Knowing the answer to Poincare's conjecture won't build you a better toaster oven tommorow. There's no way that not knowing the answer to a "yes/no" question (which is what Poincare is, really; "Is everything that with the same algebraic data as a sphere necessarily a sphere?" "Yes," as it turns out.) can really impede technology. If some technology really depended on knowing the answer to Poincare you'd just go ahead and build it, assuming it was true, and if your gadget failed unexpectedly, well, then you'd have learned something.
So the primary benefit of Perelman's work is not the answer to the a big question, but the techniques he developed in the process of tackling it. The machinery of Ricci flows almost certainly will benefit applied mathematicians in a lot of unanticipated ways, and mathematicians and engineers who could not possibly have refined the machinery the way Perelman did can still use it now that he has.

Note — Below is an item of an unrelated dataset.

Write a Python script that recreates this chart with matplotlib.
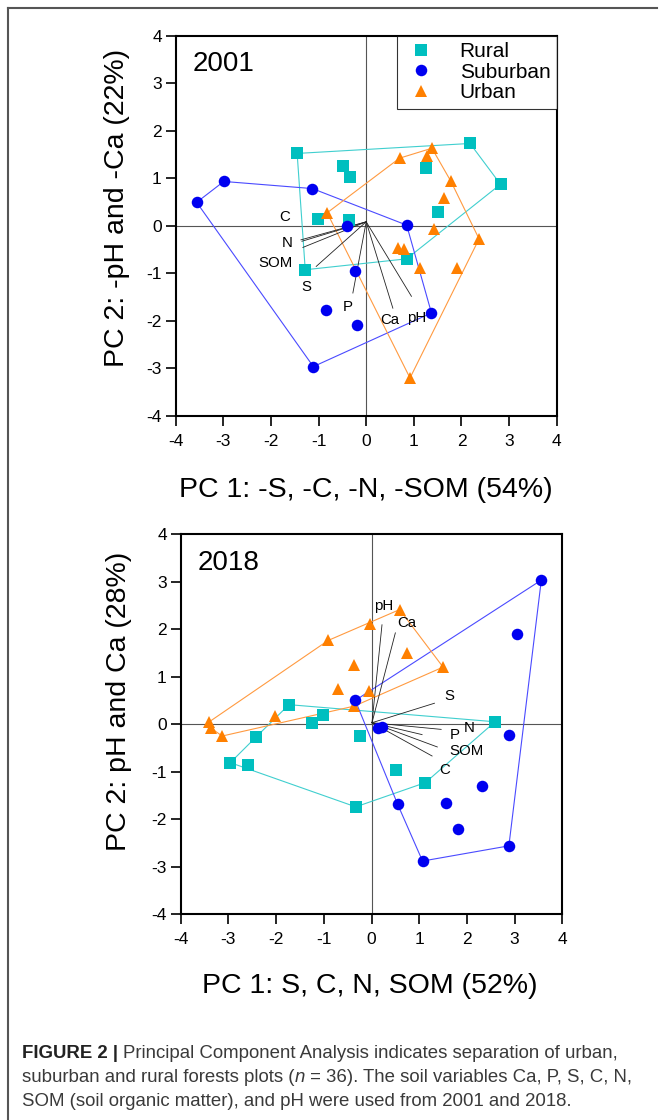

That's the practical benefit of big, "pure" problems like Poincare and most of the Clay Institute problems. The answer to the question itself isn't as important as the machinery that has to be built to get there. Once an engine is built, industrious people will always find a way to drive it interesting places, even if the guy who invented it regarded it as an end in its own right and doesn't care where it goes.
By way of comparison, look at how much effect the answer to Fermat's Last Theorem has had on the world (I would say essentially none), versus how much effect the machinery of elliptic curves, which was refined enormously because of pure mathematicians' interest in the Fermat problem, has had.